Please take time to meet within your departments to discuss the items you'd like to purchase with the surplus of funds and have your decisions emailed to your department managers no later than a week from today so that we can review the suggestions and complete the orders.

Thank you for all you do on a daily basis. This wouldn't have been possible without the thoughtful actions of the entire staff.

Warm regards,
Ross Tucker

Related: Templates for Business Letters (With Tips)

Announcement letter about a hiring freeze

Although this next announcement has an unfavorable topic, it's worded as positively as possible by expressing understanding, making adjustments where possible and communicating hope for hiring again soon.

Dear Colleagues,

Please be aware that until further notice, we have put all hiring on hold. The current instability of the market has driven us into this temporary position. We hope that by taking this measure, we can avoid any potential layoffs.

We understand that some departments were looking forward to adding new hires to their teams, but we believe that with the projected data coming in for the next quarter, this current situation will not last long. We value your support and appreciate you working with us as we transition through this challenging period and look forward to better times in the near future.

Warm regards,
Ross Tucker

Why are announcement letters important for certain companies?

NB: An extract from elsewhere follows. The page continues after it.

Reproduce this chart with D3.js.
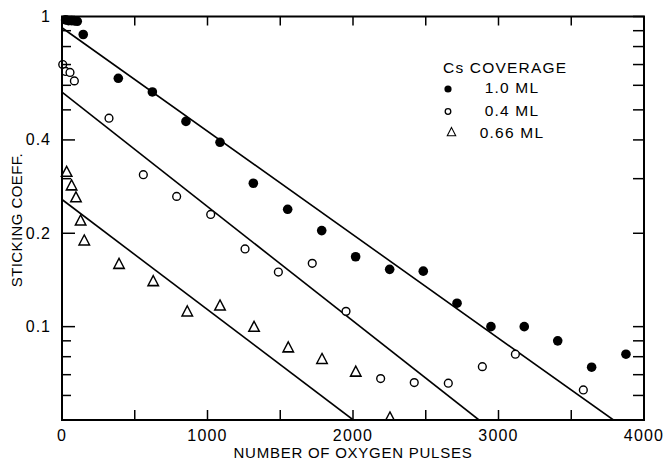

It's important for companies to write announcement letters because, occasionally, larger corporations require a method to alert large numbers of employees or clients about impending company changes simultaneously. Sending an announcement letter allows everyone to have immediate access to important information. In addition, certain businesses can gain rapport with their current and potential clients by keeping them informed of changes within the company. When businesses are aware of a company's status—whether positive or negative—they're more likely to continue conducting business together.

Tips on how to write an effective announcement letter

Here are a few considerations you can refer to when writing an announcement letter:

  • Keep your tone gracious and professional.

  • The length of an effective announcement letter rarely exceeds more than one page.

  • Try to anticipate questions ahead of time and provide answers to potential questions in the letter.

  • Remember your target audience and focus on their interests throughout the announcement.

  • Use the letter as an opportunity to develop a relationship between your business and your clients.

  • Use simple language.

  • Maintain positivity where possible and consider mentioning progress your company has made and how relevant changes intend to positively impact your business.